[EXERCISE INPUTS]
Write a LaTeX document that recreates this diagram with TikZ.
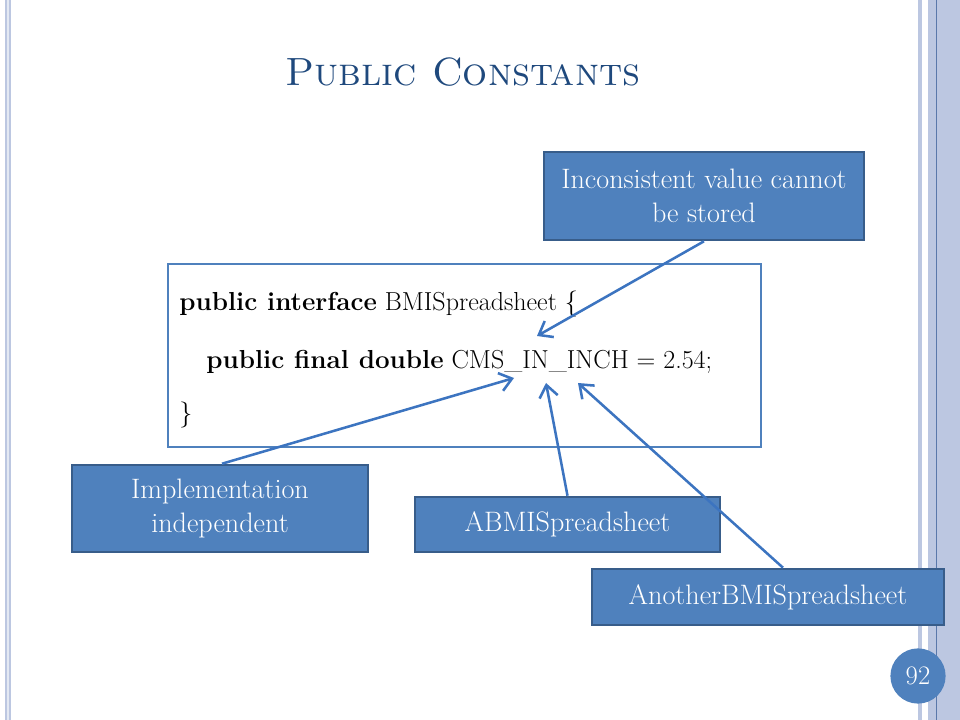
\documentclass[tikz,border=0pt]{standalone}
\usepackage{tikz}
\usetikzlibrary{arrows.meta,calc}

\definecolor{boxblue}{HTML}{4F81BD}
\definecolor{boxedge}{HTML}{385D8A}
\definecolor{tipblue}{HTML}{3C74C0}
\definecolor{titleblue}{HTML}{1F497D}
\definecolor{stripe}{HTML}{BCC7E1}
\definecolor{stripedark}{HTML}{5A78AA}

\tikzset{
  bluebox/.style={draw=boxedge, line width=1.8pt, fill=boxblue, text=white, inner sep=0pt,
    align=center, font=\fontsize{20}{24.5}\selectfont},
  codeline/.style={anchor=base west, inner sep=0pt, font=\fontsize{18.5}{22}\selectfont},
  pointer/.style={draw=tipblue, line width=1.8pt, -{Straight Barb[length=3mm,width=4.6mm]}}
}

\begin{document}
\begin{tikzpicture}[x=0.025cm,y=-0.025cm]
\useasboundingbox (0,0) rectangle (960,720);
% slide frame
\fill[stripe] (5,0) rectangle (11,720);
\fill[white!60!stripe] (7,0) rectangle (9,720);
\fill[stripe] (918,0) rectangle (922,720);
\fill[stripe] (928,0) rectangle (960,720);
\draw[stripedark, line width=0.6pt] (936,0) -- (936,720);
\node[circle, fill=boxblue, minimum size=1.38cm, inner sep=0pt, text=white,
  font=\fontsize{19}{22}\selectfont] (page) at (918,676) {92};
% title
\node[anchor=base, text=titleblue, font=\fontsize{28}{33}\selectfont] (title) at (463,86) {\textsc{Public Constants}};
% code
\node[draw=boxblue, line width=1.8pt, fill=white, minimum width=14.825cm, minimum height=4.575cm] (code) at (464.5,355.5) {};
\node[codeline] (head) at (179,311) {\textbf{public interface} BMISpreadsheet \{};
\node[codeline] (const) at (206,369) {\textbf{public final double} CMS\_IN\_INCH = 2.54;};
\node[codeline] (close) at (179,422) {\}};
% boxes
\node[bluebox, minimum width=8cm, minimum height=2.2cm] (stored) at (704,196) {Inconsistent value cannot\\be stored};
\node[bluebox, minimum width=7.4cm, minimum height=2.175cm] (indep) at (220,508.5) {Implementation\\independent};
\node[bluebox, minimum width=7.625cm, minimum height=1.375cm] (abmi) at (567.5,524.5) {ABMISpreadsheet};
\node[bluebox, minimum width=8.8cm, minimum height=1.4cm] (another) at (768,597) {AnotherBMISpreadsheet};
% arrows
\coordinate (tipstored) at (537,336);
\coordinate (tipindep) at (514,378);
\coordinate (tipabmi) at (546,383);
\coordinate (tipanother) at (578,383);
\draw[pointer] (stored.south) -- (tipstored);
\draw[pointer] ($(indep.north)+(2,0)$) -- (tipindep);
\draw[pointer] (abmi.north) -- (tipabmi);
\draw[pointer] ($(another.north)+(15,0)$) -- (tipanother);
\end{tikzpicture}
\end{document}
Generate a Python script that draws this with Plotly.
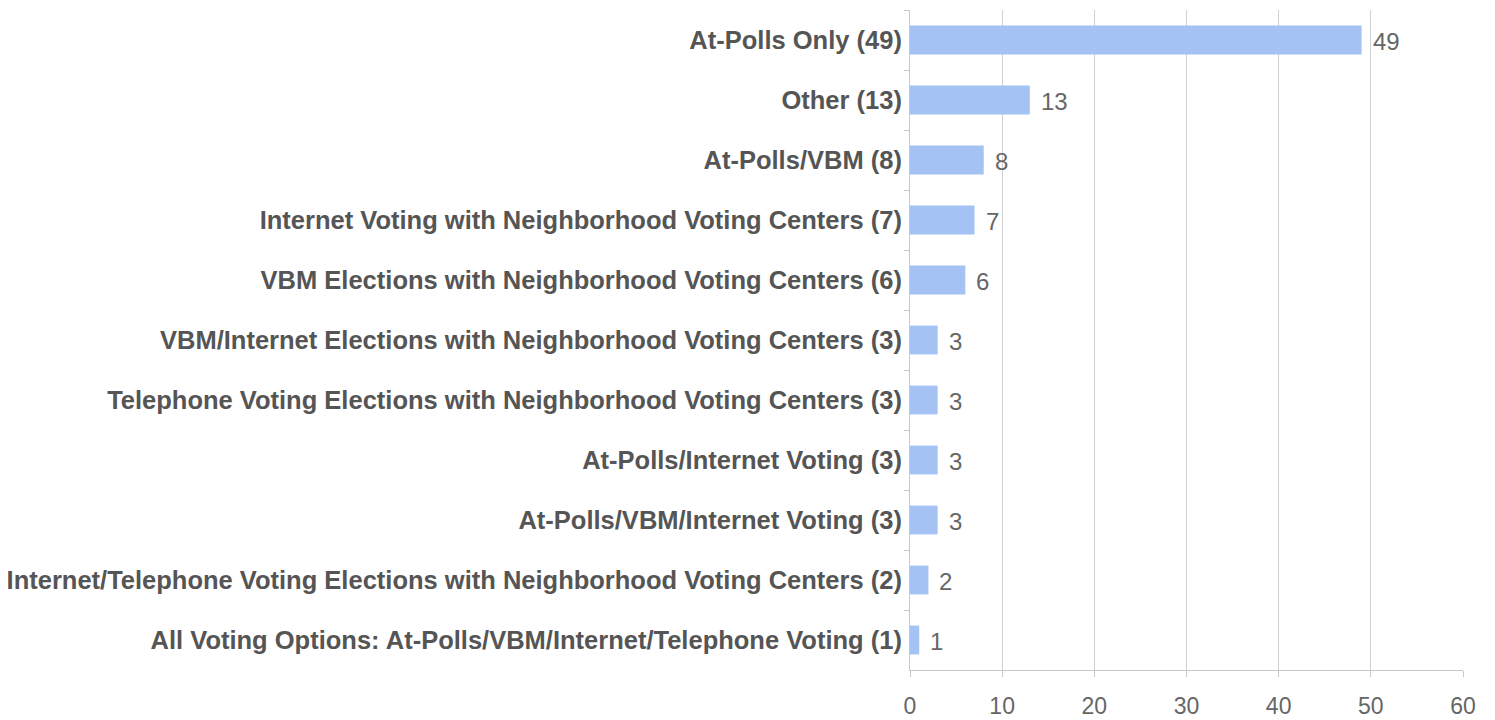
import plotly.graph_objects as go

categories = [
    "At-Polls Only (49)",
    "Other (13)",
    "At-Polls/VBM (8)",
    "Internet Voting with Neighborhood Voting Centers (7)",
    "VBM Elections with Neighborhood Voting Centers (6)",
    "VBM/Internet Elections with Neighborhood Voting Centers (3)",
    "Telephone Voting Elections with Neighborhood Voting Centers (3)",
    "At-Polls/Internet Voting (3)",
    "At-Polls/VBM/Internet Voting (3)",
    "Internet/Telephone Voting Elections with Neighborhood Voting Centers (2)",
    "All Voting Options: At-Polls/VBM/Internet/Telephone Voting (1)",
]
values = [49, 13, 8, 7, 6, 3, 3, 3, 3, 2, 1]
x_ticks = [0, 10, 20, 30, 40, 50, 60]

fig = go.Figure(go.Bar(
    x=values,
    y=categories,
    orientation="h",
    marker=dict(color="#a4c2f4", line=dict(width=0)),
    hoverinfo="x+y",
))

for v, c in zip(values, categories):
    fig.add_annotation(
        x=v, y=c, text=str(v), showarrow=False,
        xanchor="left", xshift=9, yshift=-1,
        font=dict(family="Liberation Sans, Arial", size=24, color="#666666"),
    )

# page body has an 8px default margin, so the figure is sized to fit within the window
fig.update_layout(
    width=1487, height=712,
    margin=dict(l=902, r=32, t=2, b=50),
    plot_bgcolor="white", paper_bgcolor="white",
    bargap=0.52,
    showlegend=False,
    font=dict(family="Liberation Sans, Arial"),
)
fig.update_xaxes(
    range=[0, 60], tickvals=x_ticks, ticktext=[str(t) for t in x_ticks],
    showgrid=True, gridcolor="#d0d0d0", gridwidth=1,
    showline=True, linecolor="#c8c8c8", linewidth=1,
    ticks="outside", ticklen=6, tickcolor="#c8c8c8",
    tickfont=dict(family="Liberation Sans, Arial", size=23, color="#666666"),
    ticklabelstandoff=9, zeroline=False, automargin=False,
)
fig.update_yaxes(
    categoryorder="array", categoryarray=categories, autorange="reversed",
    showline=True, linecolor="#c8c8c8", linewidth=1,
    ticks="outside", ticklen=5, tickcolor="#c8c8c8", tickson="boundaries",
    tickfont=dict(family="Liberation Sans, Arial", size=25.5, color="#555555", weight="bold"),
    ticklabelstandoff=2, automargin=False,
)

fig.write_html("out.html")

[WHAT IS EXPECTED] Copy the records above exactly. The pictures are not part of the copy.

[THE REPLY]
Write a LaTeX document that recreates this diagram with TikZ.
\documentclass[tikz,border=0pt]{standalone}
\usepackage{tikz}
\usetikzlibrary{arrows.meta,calc}

\definecolor{boxblue}{HTML}{4F81BD}
\definecolor{boxedge}{HTML}{385D8A}
\definecolor{tipblue}{HTML}{3C74C0}
\definecolor{titleblue}{HTML}{1F497D}
\definecolor{stripe}{HTML}{BCC7E1}
\definecolor{stripedark}{HTML}{5A78AA}

\tikzset{
  bluebox/.style={draw=boxedge, line width=1.8pt, fill=boxblue, text=white, inner sep=0pt,
    align=center, font=\fontsize{20}{24.5}\selectfont},
  codeline/.style={anchor=base west, inner sep=0pt, font=\fontsize{18.5}{22}\selectfont},
  pointer/.style={draw=tipblue, line width=1.8pt, -{Straight Barb[length=3mm,width=4.6mm]}}
}

\begin{document}
\begin{tikzpicture}[x=0.025cm,y=-0.025cm]
\useasboundingbox (0,0) rectangle (960,720);
% slide frame
\fill[stripe] (5,0) rectangle (11,720);
\fill[white!60!stripe] (7,0) rectangle (9,720);
\fill[stripe] (918,0) rectangle (922,720);
\fill[stripe] (928,0) rectangle (960,720);
\draw[stripedark, line width=0.6pt] (936,0) -- (936,720);
\node[circle, fill=boxblue, minimum size=1.38cm, inner sep=0pt, text=white,
  font=\fontsize{19}{22}\selectfont] (page) at (918,676) {92};
% title
\node[anchor=base, text=titleblue, font=\fontsize{28}{33}\selectfont] (title) at (463,86) {\textsc{Public Constants}};
% code
\node[draw=boxblue, line width=1.8pt, fill=white, minimum width=14.825cm, minimum height=4.575cm] (code) at (464.5,355.5) {};
\node[codeline] (head) at (179,311) {\textbf{public interface} BMISpreadsheet \{};
\node[codeline] (const) at (206,369) {\textbf{public final double} CMS\_IN\_INCH = 2.54;};
\node[codeline] (close) at (179,422) {\}};
% boxes
\node[bluebox, minimum width=8cm, minimum height=2.2cm] (stored) at (704,196) {Inconsistent value cannot\\be stored};
\node[bluebox, minimum width=7.4cm, minimum height=2.175cm] (indep) at (220,508.5) {Implementation\\independent};
\node[bluebox, minimum width=7.625cm, minimum height=1.375cm] (abmi) at (567.5,524.5) {ABMISpreadsheet};
\node[bluebox, minimum width=8.8cm, minimum height=1.4cm] (another) at (768,597) {AnotherBMISpreadsheet};
% arrows
\coordinate (tipstored) at (537,336);
\coordinate (tipindep) at (514,378);
\coordinate (tipabmi) at (546,383);
\coordinate (tipanother) at (578,383);
\draw[pointer] (stored.south) -- (tipstored);
\draw[pointer] ($(indep.north)+(2,0)$) -- (tipindep);
\draw[pointer] (abmi.north) -- (tipabmi);
\draw[pointer] ($(another.north)+(15,0)$) -- (tipanother);
\end{tikzpicture}
\end{document}
Generate a Python script that draws this with Plotly.
import plotly.graph_objects as go

categories = [
    "At-Polls Only (49)",
    "Other (13)",
    "At-Polls/VBM (8)",
    "Internet Voting with Neighborhood Voting Centers (7)",
    "VBM Elections with Neighborhood Voting Centers (6)",
    "VBM/Internet Elections with Neighborhood Voting Centers (3)",
    "Telephone Voting Elections with Neighborhood Voting Centers (3)",
    "At-Polls/Internet Voting (3)",
    "At-Polls/VBM/Internet Voting (3)",
    "Internet/Telephone Voting Elections with Neighborhood Voting Centers (2)",
    "All Voting Options: At-Polls/VBM/Internet/Telephone Voting (1)",
]
values = [49, 13, 8, 7, 6, 3, 3, 3, 3, 2, 1]
x_ticks = [0, 10, 20, 30, 40, 50, 60]

fig = go.Figure(go.Bar(
    x=values,
    y=categories,
    orientation="h",
    marker=dict(color="#a4c2f4", line=dict(width=0)),
    hoverinfo="x+y",
))

for v, c in zip(values, categories):
    fig.add_annotation(
        x=v, y=c, text=str(v), showarrow=False,
        xanchor="left", xshift=9, yshift=-1,
        font=dict(family="Liberation Sans, Arial", size=24, color="#666666"),
    )

# page body has an 8px default margin, so the figure is sized to fit within the window
fig.update_layout(
    width=1487, height=712,
    margin=dict(l=902, r=32, t=2, b=50),
    plot_bgcolor="white", paper_bgcolor="white",
    bargap=0.52,
    showlegend=False,
    font=dict(family="Liberation Sans, Arial"),
)
fig.update_xaxes(
    range=[0, 60], tickvals=x_ticks, ticktext=[str(t) for t in x_ticks],
    showgrid=True, gridcolor="#d0d0d0", gridwidth=1,
    showline=True, linecolor="#c8c8c8", linewidth=1,
    ticks="outside", ticklen=6, tickcolor="#c8c8c8",
    tickfont=dict(family="Liberation Sans, Arial", size=23, color="#666666"),
    ticklabelstandoff=9, zeroline=False, automargin=False,
)
fig.update_yaxes(
    categoryorder="array", categoryarray=categories, autorange="reversed",
    showline=True, linecolor="#c8c8c8", linewidth=1,
    ticks="outside", ticklen=5, tickcolor="#c8c8c8", tickson="boundaries",
    tickfont=dict(family="Liberation Sans, Arial", size=25.5, color="#555555", weight="bold"),
    ticklabelstandoff=2, automargin=False,
)

fig.write_html("out.html")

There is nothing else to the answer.